■ **Task directions**
Begin at the top of the records below and return each line exactly through the line with "let fullHeight = 472;". Skip pictures.

■ **Data for the task**
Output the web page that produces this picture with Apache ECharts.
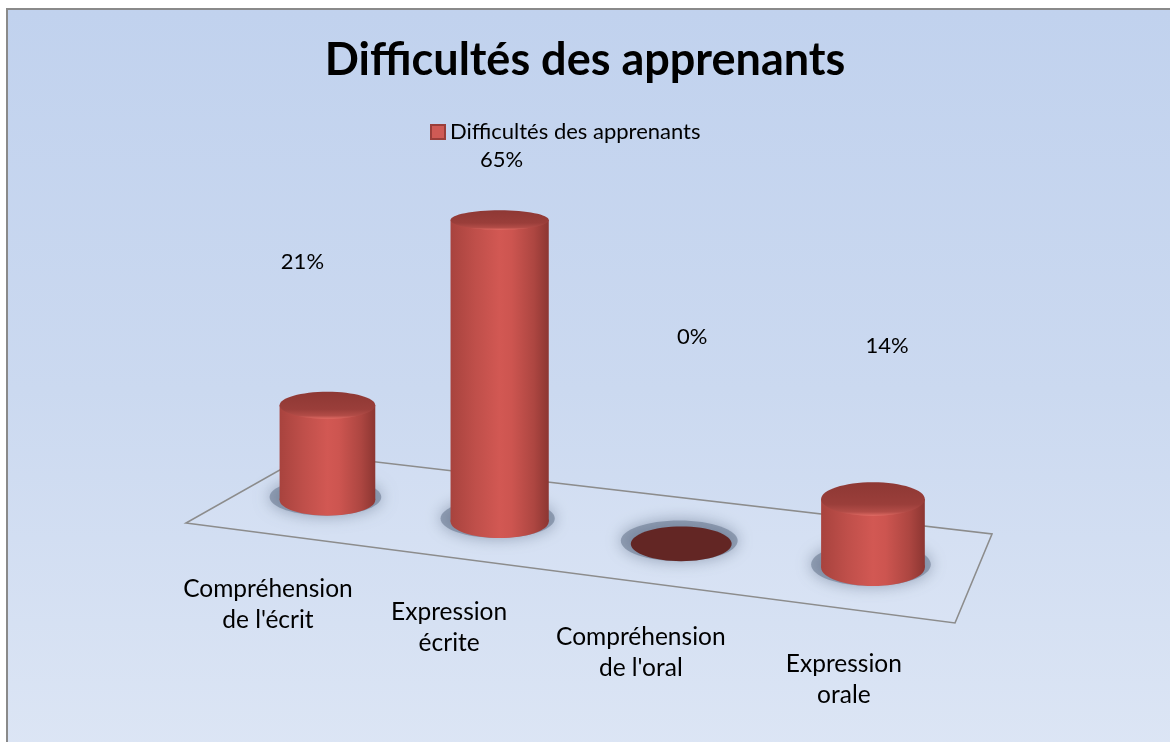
<!DOCTYPE html>
<html>
<head>
    <meta charset="utf-8"/>
    <title>Difficultés des apprenants</title>
    <script src="https://cdn.jsdelivr.net/npm/echarts@6/dist/echarts.min.js"></script>
    <style>
        html, body { margin: 0; padding: 0; background: #fff; overflow: hidden; }
        #frame {
            position: absolute; left: 6px; top: 8px; width: 1180px; height: 760px;
            border-left: 2px solid #8a8a8a; border-top: 2px solid #8a8a8a;
            background: linear-gradient(to bottom, #c1d2ee 0%, #cbd9f0 50%, #dde6f5 100%);
        }
        #chart { position: absolute; left: 0; top: 0; width: 1170px; height: 742px; }
    </style>
</head>
<body>
<div id="frame"></div>
<div id="chart"></div>
<script type="text/javascript">
    // données
    let categories = ["Compréhension\nde l'écrit", "Expression\nécrite", "Compréhension\nde l'oral", "Expression\norale"];
    let values = [21, 65, 0, 14];
    let valueLabels = ['21%', '65%', '0%', '14%'];
    let seriesName = 'Difficultés des apprenants';

    // placement des étiquettes façon Excel 3D (px au-dessus du sommet, décalage x)
    let labelLift = [143, 60, 207, 153];
    let labelShift = [-25, 2, 11, 14];

    // sol en perspective : avant-gauche, avant-droit, arrière-droit, arrière-gauche
    let floorQuad = [[186, 523], [955, 623], [992, 534], [308, 454]];
    let barDepth = 0.45;
    let barRadius = 50;
    let fullHeight = 472;

    // homographie carré unité -> quadrilatère
    let H = (function (q) {
        let x0 = q[0][0], y0 = q[0][1], x1 = q[1][0], y1 = q[1][1];
        let x2 = q[2][0], y2 = q[2][1], x3 = q[3][0], y3 = q[3][1];
        let dx1 = x1 - x2, dx2 = x3 - x2, dx3 = x0 - x1 + x2 - x3;
        let dy1 = y1 - y2, dy2 = y3 - y2, dy3 = y0 - y1 + y2 - y3;
        let den = dx1 * dy2 - dx2 * dy1;
        let g = (dx3 * dy2 - dx2 * dy3) / den;
        let h = (dx1 * dy3 - dx3 * dy1) / den;
        return {
            a: x1 - x0 + g * x1, b: x3 - x0 + h * x3, c: x0,
            d: y1 - y0 + g * y1, e: y3 - y0 + h * y3, f: y0, g: g, h: h
        };
    })(floorQuad);

    let project = function (u, v) {
        let w = H.g * u + H.h * v + 1;
        return {x: (H.a * u + H.b * v + H.c) / w, y: (H.d * u + H.e * v + H.f) / w, w: w};
    };

    let flat = function (rx, y) {
        return rx * Math.min(0.36, Math.max(0.16, 0.2 + (y - 220) * 0.00045));
    };

    let bodyGradient = new echarts.graphic.LinearGradient(0, 0, 1, 0, [
        {offset: 0, color: '#a8433e'},
        {offset: 0.25, color: '#bf4f4a'},
        {offset: 0.5, color: '#d25853'},
        {offset: 0.62, color: '#cd5550'},
        {offset: 0.85, color: '#ad4641'},
        {offset: 1, color: '#8c3632'}
    ]);
    let topGradient = new echarts.graphic.LinearGradient(0, 0, 0, 1, [
        {offset: 0, color: '#8e3834'},
        {offset: 0.65, color: '#9a3e3a'},
        {offset: 0.88, color: '#b24c47'},
        {offset: 1, color: '#e06a63'}
    ]);

    let renderItem = function (params, api) {
        let cs = params.coordSys;
        let i = api.value(0);
        let p0 = api.coord([i, 0]);
        let p1 = api.coord([i, api.value(1)]);
        let u = (p0[0] - cs.x) / cs.width;
        let hFrac = (p0[1] - p1[1]) / cs.height;

        let base = project(u, barDepth);
        let k = 1 / base.w;
        let rx = barRadius * k;
        let hPx = hFrac * fullHeight * k;
        let topY = base.y - hPx;
        let ryB = flat(rx, base.y);
        let ryT = flat(rx, topY);

        let children = [];
        // ombre portée
        children.push({
            type: 'ellipse',
            shape: {cx: base.x - 2, cy: base.y - 3, rx: rx + 8, ry: ryB + 3},
            style: {fill: 'rgba(100,114,138,0.55)', shadowBlur: 16, shadowColor: 'rgba(85,100,125,0.95)'}
        });
        if (hPx < 1) {
            children.push({
                type: 'ellipse',
                shape: {cx: base.x, cy: base.y, rx: rx, ry: ryB},
                style: {fill: '#632624'}
            });
        } else {
            children.push({
                type: 'ellipse',
                shape: {cx: base.x, cy: base.y, rx: rx, ry: ryB},
                style: {fill: bodyGradient}
            });
            children.push({
                type: 'rect',
                shape: {x: base.x - rx, y: topY, width: rx * 2, height: hPx},
                style: {fill: bodyGradient}
            });
            children.push({
                type: 'ellipse',
                shape: {cx: base.x, cy: topY, rx: rx, ry: ryT},
                style: {fill: topGradient}
            });
        }

        // étiquette de valeur
        children.push({
            type: 'text',
            x: base.x + labelShift[i],
            y: topY - labelLift[i],
            style: {
                text: valueLabels[i], fill: '#000', font: '22px Lato',
                align: 'center', verticalAlign: 'middle'
            }
        });

        // étiquette de catégorie sous le bord avant
        let front = project(u, 0);
        children.push({
            type: 'text',
            x: front.x - 5,
            y: front.y + 70,
            style: {
                text: categories[i], fill: '#000', font: '24.5px Lato', lineHeight: 31,
                align: 'center', verticalAlign: 'middle'
            }
        });

        return {type: 'group', children: children};
    };

    let chart = echarts.init(document.getElementById('chart'), null, {renderer: 'canvas'});
    chart.setOption({
        backgroundColor: 'transparent',
        animation: false,
        title: {
            text: 'Difficultés des apprenants',
            left: 'center',
            top: 33,
            textStyle: {fontFamily: 'Lato', fontWeight: 'bold', fontSize: 45, color: '#000'}
        },
        legend: {
            left: 425,
            top: 116,
            icon: 'rect',
            itemWidth: 14,
            itemHeight: 14,
            data: [seriesName],
            textStyle: {fontFamily: 'Lato', fontSize: 22, color: '#000'}
        },
        grid: {left: 0, right: 0, top: 0, bottom: 0},
        xAxis: {type: 'category', data: categories, show: false},
        yAxis: {type: 'value', min: 0, max: 100, show: false},
        graphic: [{
            type: 'polygon',
            z: 0,
            shape: {points: floorQuad},
            style: {fill: 'rgba(255,255,255,0.08)', stroke: '#8c8c8c', lineWidth: 1.6}
        }],
        series: [{
            name: seriesName,
            type: 'custom',
            renderItem: renderItem,
            itemStyle: {color: '#cf5a55', borderColor: '#9a3e3a', borderWidth: 1},
            encode: {x: 0, y: 1},
            data: values.map(function (v, i) { return [i, v]; }),
            z: 5
        }]
    });
</script>
</body>
</html>
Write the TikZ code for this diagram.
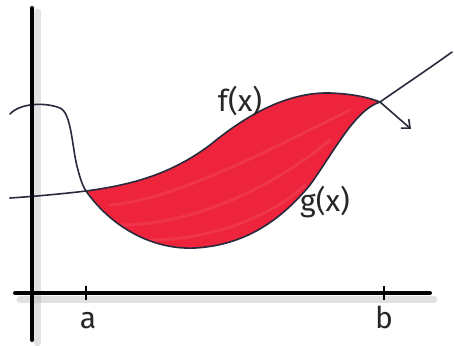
\documentclass[tikz,border=0pt]{standalone}
\usepackage{fontspec}
\setmainfont{Fira Sans}
\usetikzlibrary{arrows.meta}
\definecolor{areared}{RGB}{238,36,60}
\definecolor{curvegray}{RGB}{40,42,60}
\definecolor{shadowgray}{RGB}{170,170,170}
\begin{document}
\begin{tikzpicture}[x=1pt,y=-1pt,
  axisline/.style={line width=4pt,black,line cap=round},
  axisshadow/.style={line width=7pt,shadowgray,opacity=0.35,line cap=round},
  curve/.style={line width=1.6pt,curvegray,line cap=round},
  lbl/.style={font=\fontsize{30}{34}\selectfont,text=black!85,inner sep=0pt}]
\useasboundingbox (0,0) rectangle (454,345);
% shadows of axes
\draw[axisshadow] (37,12) -- (37,343);
\draw[axisshadow] (20,299) -- (434,299);
% filled region between f and g
\fill[areared] (86,191) .. controls (130,185) and (170,175) .. (210,145)
  .. controls (250,112) and (290,92) .. (330,93)
  .. controls (355,94) and (370,98) .. (380,102)
  .. controls (355,110) and (335,150) .. (310,185)
  .. controls (285,215) and (250,245) .. (195,248)
  .. controls (150,250) and (110,225) .. (86,191) -- cycle;
% lighter strokes inside
\begin{scope}[line width=3pt,white,opacity=0.08,line cap=round]
\draw (110,205) .. controls (170,200) and (250,160) .. (350,110);
\draw (120,225) .. controls (190,225) and (270,190) .. (330,140);
\draw (150,240) .. controls (220,240) and (280,210) .. (305,185);
\end{scope}
% f(x): upper curve
\draw[curve] (10,198) .. controls (40,196) and (70,193) .. (86,191)
  .. controls (130,185) and (170,175) .. (210,145)
  .. controls (250,112) and (290,92) .. (330,93)
  .. controls (355,94) and (370,98) .. (380,102)
  .. controls (400,88) and (430,68) .. (452,52);
% g(x): lower curve
\draw[curve] (10,114) .. controls (20,103) and (45,102) .. (60,108)
  .. controls (72,113) and (72,150) .. (78,170)
  .. controls (81,182) and (84,188) .. (86,191)
  .. controls (110,225) and (150,250) .. (195,248)
  .. controls (250,245) and (285,215) .. (310,185)
  .. controls (335,150) and (355,110) .. (380,102);
\coordinate (B) at (380,102);
\coordinate (arrowend) at (411,129);
\draw[curve,-{Straight Barb[length=7pt,width=12pt,line width=1.6pt]}] (B) -- (arrowend);
% axes
\draw[axisline] (32,8) -- (32,340);
\draw[axisline] (15,293) -- (430,293);
% ticks
\draw[line width=2pt] (86,286) -- (86,300);
\draw[line width=2pt] (384,286) -- (384,300);
% labels
\node[lbl] (la) at (88,321) {a};
\node[lbl] (lb) at (384,317) {b};
\node[lbl] (lf) at (240,101) {f(x)};
\node[lbl] (lg) at (325,202) {g(x)};
\end{tikzpicture}
\end{document}
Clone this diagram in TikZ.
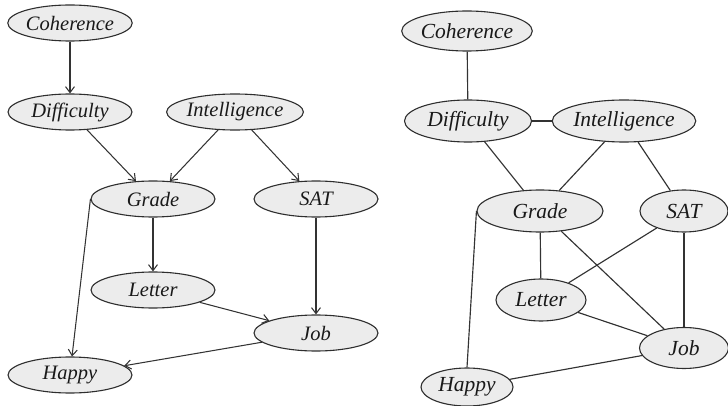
\documentclass[tikz,border=0pt]{standalone}
\usepackage{fontspec}
\setmainfont{Liberation Serif}
\usetikzlibrary{arrows.meta,shapes.geometric}
\definecolor{nodefill}{HTML}{ECECEC}
\definecolor{nodeline}{HTML}{2E2E2E}
\definecolor{edgeline}{HTML}{333333}
\tikzset{
  var/.style={ellipse, draw=nodeline, fill=nodefill, line width=1.1pt, inner sep=0pt,
    font=\fontsize{20.5}{22}\selectfont\itshape, text=black!90},
  lvar/.style={var, minimum width=124pt, minimum height=36pt},
  rvar/.style={var, font=\fontsize{21.5}{23}\selectfont\itshape, minimum height=42pt},
  wide/.style={minimum width=127pt},
  narrow/.style={minimum width=90pt},
  arc/.style={draw=edgeline, line width=1.05pt, -{Straight Barb[length=6pt,width=9pt,line width=1.05pt]}},
  link/.style={draw=edgeline, line width=1.15pt}
}
\begin{document}
\begin{tikzpicture}[x=1pt,y=-1pt]
\useasboundingbox (0,0) rectangle (728,406);
% left: directed graph
\node[lvar] (lC) at (70,23) {Coherence};
\node[lvar] (lD) at (70,112) {Difficulty};
\node[lvar] (lI) at (235,112) {Intelligence};
\node[lvar] (lG) at (153,199) {Grade};
\node[lvar] (lS) at (316,199) {SAT};
\node[lvar] (lL) at (153,290) {Letter};
\node[lvar] (lJ) at (316,333) {Job};
\node[lvar] (lH) at (70,375) {Happy};
\draw[arc] (lC) -- (lD);
\draw[arc] (lD) -- (lG);
\draw[arc] (lI) -- (lG);
\draw[arc] (lI) -- (lS);
\draw[arc] (lG) -- (lL);
\draw[arc] (lS) -- (lJ);
\draw[arc] (lL) -- (lJ);
\draw[arc] (lJ) -- (lH);
\draw[arc] (lG.west) -- ([xshift=2pt]lH.north);
% right: moralized graph
\node[rvar, minimum width=129pt, minimum height=40pt] (rC) at (467,31) {Coherence};
\node[rvar, wide] (rD) at (468,121) {Difficulty};
\node[rvar, minimum width=128pt] (rI) at (624,121) {Intelligence};
\node[rvar, minimum width=126pt] (rG) at (540,211) {Grade};
\node[rvar, narrow, minimum width=88pt] (rS) at (684,211) {SAT};
\node[rvar, narrow] (rL) at (541,300) {Letter};
\node[rvar, narrow, minimum width=89pt, minimum height=41pt] (rJ) at (684,348) {Job};
\node[rvar, narrow, minimum width=92pt, minimum height=38pt] (rH) at (467,387) {Happy};
\draw[link] (rC) -- (rD);
\draw[link] (rD) -- (rI);
\draw[link] (rD) -- (rG);
\draw[link] (rI) -- (rG);
\draw[link] (rI) -- (rS);
\draw[link] (rG) -- (rL);
\draw[link] (rG) -- (rJ);
\draw[link] (rS) -- (rL);
\draw[link] (rS) -- (rJ);
\draw[link] (rL) -- (rJ);
\draw[link] (rJ) -- (rH);
\draw[link] (rG.west) -- (rH.north);
\end{tikzpicture}
\end{document}
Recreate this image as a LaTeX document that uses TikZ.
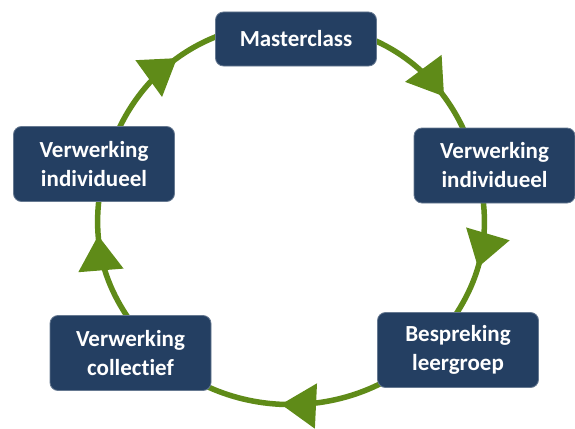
\documentclass[tikz,border=0pt]{standalone}
\usepackage{fontspec}
\setmainfont[Ligatures=NoCommon]{Carlito}
\usetikzlibrary{arrows.meta,decorations.markings,calc}
\definecolor{boxblue}{RGB}{36,63,98}
\definecolor{leafgreen}{RGB}{95,139,24}

\begin{document}
\begin{tikzpicture}[x=1pt,y=-1pt,stage/.style={draw=boxblue!70!white, line width=0.8pt, fill=boxblue, rounded corners=8pt, text=white, font=\fontsize{23}{29}\selectfont\bfseries, align=center, minimum width=161pt, minimum height=75pt, inner sep=0pt},flow/.style={draw=leafgreen, line width=5.5pt, postaction={decorate}, decoration={markings, mark=at position #1 with {\arrow[leafgreen]{Triangle[length=35pt,width=44pt]}}}}]
\useasboundingbox (0,0) rectangle (575,428);
\coordinate (c) at (291,215);
\coordinate (pm) at ($(c)+(-88:192)$);
\coordinate (pr) at ($(c)+(-14:192)$);
\coordinate (pb) at ($(c)+(39:192)$);
\coordinate (pc) at ($(c)+(139:192)$);
\coordinate (pl) at ($(c)+(194.5:192)$);
\draw[flow=0.68] (pm) to[bend left=37] (pr);
\draw[flow=0.56] (pr) to[bend left=26.5] (pb);
\draw[flow=0.54] (pb) to[bend left=50] (pc);
\draw[flow=0.63] (pc) to[bend left=27.75] (pl);
\draw[flow=0.51] (pl) to[bend left=38.75] (pm);
\node[stage, minimum height=54pt] (master) at (296,39) {Masterclass};
\node[stage] (indivR) at (494.5,165.5) {Verwerking\\individueel};
\node[stage] (bespreking) at (458,350) {Bespreking\\leergroep};
\node[stage] (collectief) at (130.5,353) {Verwerking\\collectief};
\node[stage] (indivL) at (94,164) {Verwerking\\individueel};
\end{tikzpicture}
\end{document}
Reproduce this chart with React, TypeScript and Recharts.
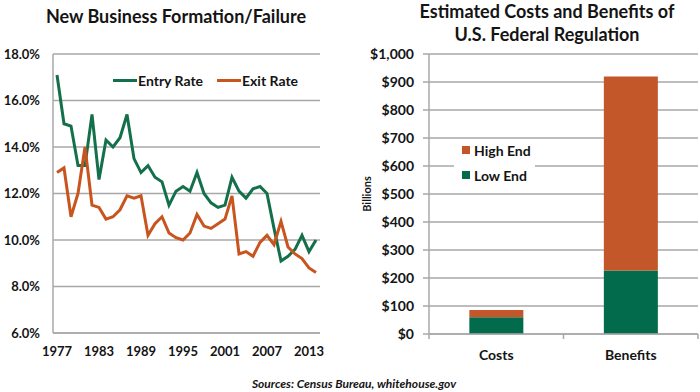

■ **Written answer**
Output the web page that produces this picture with Apache ECharts.
<!DOCTYPE html>
<html>
<head>
    <meta charset="utf-8"/>
    <title>Difficultés des apprenants</title>
    <script src="https://cdn.jsdelivr.net/npm/echarts@6/dist/echarts.min.js"></script>
    <style>
        html, body { margin: 0; padding: 0; background: #fff; overflow: hidden; }
        #frame {
            position: absolute; left: 6px; top: 8px; width: 1180px; height: 760px;
            border-left: 2px solid #8a8a8a; border-top: 2px solid #8a8a8a;
            background: linear-gradient(to bottom, #c1d2ee 0%, #cbd9f0 50%, #dde6f5 100%);
        }
        #chart { position: absolute; left: 0; top: 0; width: 1170px; height: 742px; }
    </style>
</head>
<body>
<div id="frame"></div>
<div id="chart"></div>
<script type="text/javascript">
    // données
    let categories = ["Compréhension\nde l'écrit", "Expression\nécrite", "Compréhension\nde l'oral", "Expression\norale"];
    let values = [21, 65, 0, 14];
    let valueLabels = ['21%', '65%', '0%', '14%'];
    let seriesName = 'Difficultés des apprenants';

    // placement des étiquettes façon Excel 3D (px au-dessus du sommet, décalage x)
    let labelLift = [143, 60, 207, 153];
    let labelShift = [-25, 2, 11, 14];

    // sol en perspective : avant-gauche, avant-droit, arrière-droit, arrière-gauche
    let floorQuad = [[186, 523], [955, 623], [992, 534], [308, 454]];
    let barDepth = 0.45;
    let barRadius = 50;
    let fullHeight = 472;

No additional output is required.